Now get the hot plate on and the encaustic medium melting in the loaf tin, keeping a close eye on the temperature the whole time. Place your brushes on the pallet to warm them too. Once the wax is melted apply the first layer to the substrate. You need to do this lightly, dipping your brush into the wax and gently brushing it over the surface.
Next comes fusing. For every layer, run your torch or heat gun over it just until you see it turn shiny. This is called fusing – it removes the brush marks and melts each layer together to set the piece as one.
Let’s add another layer. The medium may appear milky at first but should go clear after a while. Once we have a few layers we can start to experiment with adding other elements.

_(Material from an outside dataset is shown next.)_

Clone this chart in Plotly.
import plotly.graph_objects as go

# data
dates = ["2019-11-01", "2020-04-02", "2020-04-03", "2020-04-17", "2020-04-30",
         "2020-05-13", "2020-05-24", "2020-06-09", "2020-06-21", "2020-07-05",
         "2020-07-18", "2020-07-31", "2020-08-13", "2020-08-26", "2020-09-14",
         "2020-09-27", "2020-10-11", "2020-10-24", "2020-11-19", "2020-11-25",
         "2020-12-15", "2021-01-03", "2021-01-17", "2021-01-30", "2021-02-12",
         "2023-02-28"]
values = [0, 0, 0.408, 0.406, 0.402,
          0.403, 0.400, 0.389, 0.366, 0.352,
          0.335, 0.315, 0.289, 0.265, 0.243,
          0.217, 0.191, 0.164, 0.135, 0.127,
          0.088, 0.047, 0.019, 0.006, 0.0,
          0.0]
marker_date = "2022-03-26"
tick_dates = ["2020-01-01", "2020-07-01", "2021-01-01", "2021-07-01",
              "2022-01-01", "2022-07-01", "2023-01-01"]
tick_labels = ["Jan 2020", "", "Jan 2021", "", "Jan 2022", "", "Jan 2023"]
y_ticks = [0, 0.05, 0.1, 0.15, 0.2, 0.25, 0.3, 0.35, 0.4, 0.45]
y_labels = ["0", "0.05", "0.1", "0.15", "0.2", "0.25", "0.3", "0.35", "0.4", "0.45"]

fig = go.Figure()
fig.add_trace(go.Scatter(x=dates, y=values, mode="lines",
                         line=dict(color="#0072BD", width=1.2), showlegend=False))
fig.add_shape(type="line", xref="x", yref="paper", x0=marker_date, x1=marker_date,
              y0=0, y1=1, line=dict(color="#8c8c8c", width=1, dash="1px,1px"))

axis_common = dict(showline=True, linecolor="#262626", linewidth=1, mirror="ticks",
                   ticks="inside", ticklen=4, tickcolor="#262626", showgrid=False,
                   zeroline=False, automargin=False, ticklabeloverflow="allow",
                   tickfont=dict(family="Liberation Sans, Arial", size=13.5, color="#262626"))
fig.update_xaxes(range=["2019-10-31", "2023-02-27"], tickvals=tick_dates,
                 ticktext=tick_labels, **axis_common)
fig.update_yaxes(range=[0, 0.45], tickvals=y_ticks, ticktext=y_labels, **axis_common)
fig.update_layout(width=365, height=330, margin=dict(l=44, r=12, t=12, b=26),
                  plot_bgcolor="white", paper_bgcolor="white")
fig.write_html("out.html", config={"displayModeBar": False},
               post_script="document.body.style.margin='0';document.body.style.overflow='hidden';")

Let’s try adding some colours. Melt the encaustic paints directly onto the plate and use your brush to apply it. Make sure you clean your pallet and brush between colours using the soya wax and try not to add any colour into the encaustic medium.
Remember to fuse each layer.
Next, let’s try scraping into the wax with a scraper tool. Make sure the surface is completely cool first. You can add loads of different textures and patterns into your project this way.
Finally, for this piece let’s add some extra colour over the top. Using oil paint rub some colour over the scrape marks you made then wipe away the excess with a paper towel. This will fill the groves with colour. You can also add colour directly onto the surface with oil pastels or ink.
So there we have it! I hope that this gives you a good starting point to begin exploring with encaustics. There are so many ideas and different techniques to try, but I warn you it is highly addictive!